The Director-General of the Small and Medium Enterprises Development Agency of Nigeria (SMEDAN), Charles Odii, has urged entrepreneurs and key stakeholders to leverage emerging institutional and financing frameworks under the Inspire–Create–Start–Scale (ICSS) programme to accelerate business growth and deepen economic impact in Nigeria.
Odii gave the charge at the launch of the Inspire–Create–Start–Scale (ICSS4ALL) programme, an entrepreneurship development initiative designed to support MSMEs in building capacity from ideation through growth to market access. The programme was developed by German Agency for International Cooperation and is implemented in collaboration with SMEDAN and Kaduna Business School through GOPA Consultancy.
He extended the call to prospective entrepreneurs, noting that the ICSSLearn platform, partner organisations and the ICSS Institute now provide a nationwide pathway for structured enterprise development.
He also urged government institutions at federal, state and local levels to embed ICSS into their MSME programmes, while calling on financial institutions to align lending products with the improved risk profile of certified entrepreneurs.
“To our ICSS alumni, what you have earned is real and recognised. The GROW Fund and the ICSSLearn platform exist to build on the foundation you have laid. Stay connected to this ecosystem, access the financing you now qualify for, and scale your businesses. Your progress is the programme’s most powerful evidence.”
“ICSS graduates come to you structured, documented and prepared. The curriculum has changed their risk profile. We urge you to develop products and financing windows that reflect that change,” he said.
The SMEDAN boss stressed that although more than 14,000 entrepreneurs have already been trained, the programme remains in its early stages, with ambitions to scale nationally through institutionalisation, digital learning and expanded financing.

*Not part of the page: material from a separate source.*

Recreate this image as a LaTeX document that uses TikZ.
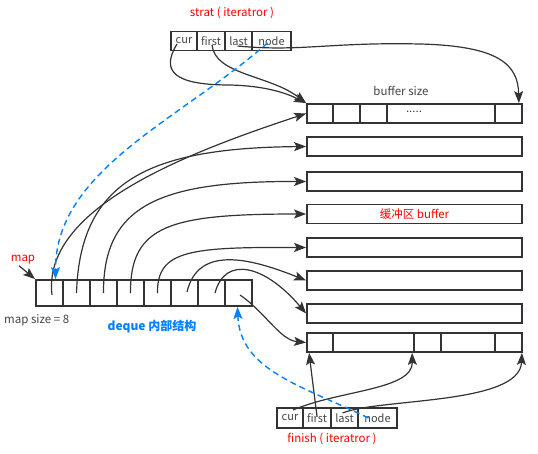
\documentclass[tikz,border=0pt]{standalone}
\usepackage{fontspec}
\setmainfont{Noto Sans CJK SC}
\usetikzlibrary{arrows.meta,calc}
\definecolor{ink}{HTML}{333333}
\definecolor{txt}{HTML}{444444}
\definecolor{blu}{HTML}{007FFF}
\definecolor{rd}{HTML}{FF0000}
\begin{document}
\begin{tikzpicture}[x=1pt,y=-1pt,
  buf/.style={draw=ink,line width=1.8pt,minimum width=215pt,minimum height=19pt,inner sep=0pt},
  cell/.style={draw=ink,line width=1.8pt,minimum width=27pt,minimum height=26pt,inner sep=0pt},
  it/.style={draw=ink,line width=1.6pt,minimum height=19pt,inner sep=0pt,font=\fontsize{11}{12}\selectfont,text=txt},
  con/.style={draw=ink,line width=1.2pt,-{Stealth[length=12pt,width=9pt,inset=2.5pt]}},
  ptr/.style={draw=blu,line width=1.4pt,dash pattern=on 6pt off 4pt,-{Stealth[length=12pt,width=9pt,inset=2.5pt]}},
  lbl/.style={font=\fontsize{11.5}{13}\selectfont,inner sep=0pt}
]
\useasboundingbox (0,0) rectangle (538,453);

% labels
\node[lbl,text=rd] (tlabel) at (232,13) {strat ( iteratror )};
\node[lbl,text=txt] (bsize) at (401,91) {buffer size};
\node[lbl,text=rd] (maplbl) at (23,260) {map};
\node[lbl,text=txt,anchor=west] (msize) at (4,320) {map size = 8};
\node[lbl,text=blu,font=\fontsize{12}{13}\selectfont\bfseries] (title) at (152,327) {deque 内部结构};
\node[lbl,text=rd] (flabel) at (332,439) {finish ( iteratror )};

% buffers
\node[buf] (b1) at (414.5,113.5) {};
\node[buf] (b2) at (414.5,146.5) {};
\node[buf] (b3) at (414.5,181.5) {};
\node[buf,text=rd,font=\fontsize{11.5}{13}\selectfont] (b4) at (414.5,214) {缓冲区 buffer};
\node[buf] (b5) at (414.5,247.5) {};
\node[buf] (b6) at (414.5,280.5) {};
\node[buf] (b7) at (414.5,313.5) {};
\node[buf] (b8) at (414.5,342.5) {};
\foreach \d in {27,54,81,189}
  \draw[ink,line width=1.8pt] ($(b1.north west)+(\d,0)$) -- ($(b1.south west)+(\d,0)$);
\foreach \d in {27,108,135,189}
  \draw[ink,line width=1.8pt] ($(b8.north west)+(\d,0)$) -- ($(b8.south west)+(\d,0)$);
\node[lbl,text=txt] (dots) at (414,112) {.....};

% map
\foreach \i in {0,...,7}
  \node[cell] (m\i) at ({49.5+27*\i},293) {};

% top iterator
\node[it,minimum width=26pt] (tc) at (184,41) {cur};
\node[it,minimum width=28pt] (tf) at (211,41) {first};
\node[it,minimum width=27pt] (tl) at (238.5,41) {last};
\node[it,minimum width=39pt] (tn) at (271.5,41) {node};

% bottom iterator
\node[it,minimum width=26pt,minimum height=20pt] (bc) at (290,418) {cur};
\node[it,minimum width=28pt,minimum height=20pt] (bf) at (317,418) {first};
\node[it,minimum width=27pt,minimum height=20pt] (bl) at (344.5,418) {last};
\node[it,minimum width=39pt,minimum height=20pt] (bn) at (377.5,418) {node};

% map -> buffers
\draw[con] ($(m0.center)+(2.5,2)$) .. controls (42,210) and (180,155) .. (b1.west);
\draw[con] (m1.center) .. controls (80,180) and (150,148) .. (b2.west);
\draw[con] (m2.center) .. controls (103,205) and (160,181) .. (b3.west);
\draw[con] (m3.center) .. controls (130,225) and (170,214) .. (b4.west);
\draw[con] (m4.center) .. controls (157,250) and (190,247) .. (b5.west);
\draw[con] ($(m5.center)+(2.5,-1)$) .. controls (198,245) and (250,258) .. (b6.west);
\draw[con] ($(m6.center)+(3.5,0)$) .. controls (225,255) and (265,265) .. (b7.west);
\draw[con] ($(m7.center)+(1.5,2)$) .. controls (265,312) and (280,340) .. (b8.west);

% map label arrow
\draw[con] ($(maplbl.south)+(-4,1)$) -- (m0.north west);

% top iterator pointers
\draw[con] ($(tc.center)+(-7,3)$) .. controls (160,72) and (175,85) .. (230,85) .. controls (270,86) and (290,95) .. (b1.north west);
\draw[con] ($(tf.center)+(1,4)$) .. controls (215,75) and (270,75) .. (b1.north west);
\draw[con] ($(tl.center)+(-1,5)$) .. controls (300,52) and (330,42) .. (420,44) .. controls (500,46) and (518,65) .. ($(b1.north east)+(-4,0)$);
\draw[ptr] ($(tn.center)+(-4,2)$) .. controls (180,120) and (55,170) .. ($(m0.north)+(6,0)$);

% bottom iterator pointers
\draw[con] ($(bc.center)+(3,-8)$) .. controls (340,390) and (413,390) .. ($(b8.south west)+(106,0)$);
\draw[con] ($(bf.center)+(0,-2)$) .. controls (313,385) .. ($(b8.south west)+(3,0)$);
\draw[con] ($(bl.center)+(-2,-5)$) .. controls (380,398) and (520,405) .. ($(b8.south east)+(-1,0)$);
\draw[ptr] ($(bn.center)+(-9,0)$) .. controls (300,385) and (240,370) .. ($(m7.south)+(-1,0)$);
\end{tikzpicture}
\end{document}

Beyond policy advocacy, new data presented at the event highlights the scale of early impact. The ICSS framework has reached over 42,250 individuals across six states, while 17,967 jobs have been created — with women accounting for 60 per cent, underscoring its contribution to inclusive economic participation.
The programme has also strengthened ecosystem capacity, with more than 380 trainers, facilitators and coaches, alongside about 100 master trainers, deployed through over 40 partner organisations, creating a distributed structure for entrepreneurship support.
These figures come against the backdrop of Nigeria’s MSME landscape, where small businesses account for about 97 per cent of enterprises, nearly 90 per cent of employment and close to half of GDP, yet remain constrained by limited access to finance, fragmented training systems and weak market linkages.
Earlier, Country Director of GIZ Nigeria, Markus Wagner, said the ICSS framework was designed to address these structural gaps by creating a standardised pathway from business ideation to scale.
According to him, while MSMEs are central to innovation and job creation, many entrepreneurs still lack access to structured support systems, limiting their ability to grow sustainably.
Wagner noted that the programme’s impact is reflected not only in participation numbers but also in the development of a sustainable network of trainers and institutions capable of delivering entrepreneurship support nationwide.
He added that the introduction of the ICSSLearn digital platform is expected to expand access further, particularly among young Nigerians increasingly relying on digital tools for business development.
Industry stakeholders at the event observed that the absence of standardisation in entrepreneurship training has historically weakened the bankability of MSMEs, as financial institutions lacked reliable benchmarks to assess creditworthiness.
They argued that integrating training, certification and financing through initiatives such as the ICSS Institute and the GROW Fund could help bridge this gap by producing entrepreneurs better prepared for formal financial systems.
The ICSS programme, developed by the German Agency for International Cooperation in collaboration with SMEDAN and partners including Kaduna Business School, is being positioned as a national standard for entrepreneurship development.
The ICSS4ALL convening, slated for April 21 and 22 in Abuja, brought together government agencies, development partners, financial institutions and private sector actors to review progress and drive adoption of the framework.
With policymakers moving to embed ICSS into the National MSME Policy, analysts say the initiative’s success will depend on sustained institutional commitment, policy alignment and the willingness of financial institutions to translate improved enterprise capacity into increased lending.
“For Nigeria, where MSMEs underpin livelihoods and economic resilience, the scale and effectiveness of such reforms could prove decisive in converting entrepreneurial activity into broad-based growth,” the event stressed.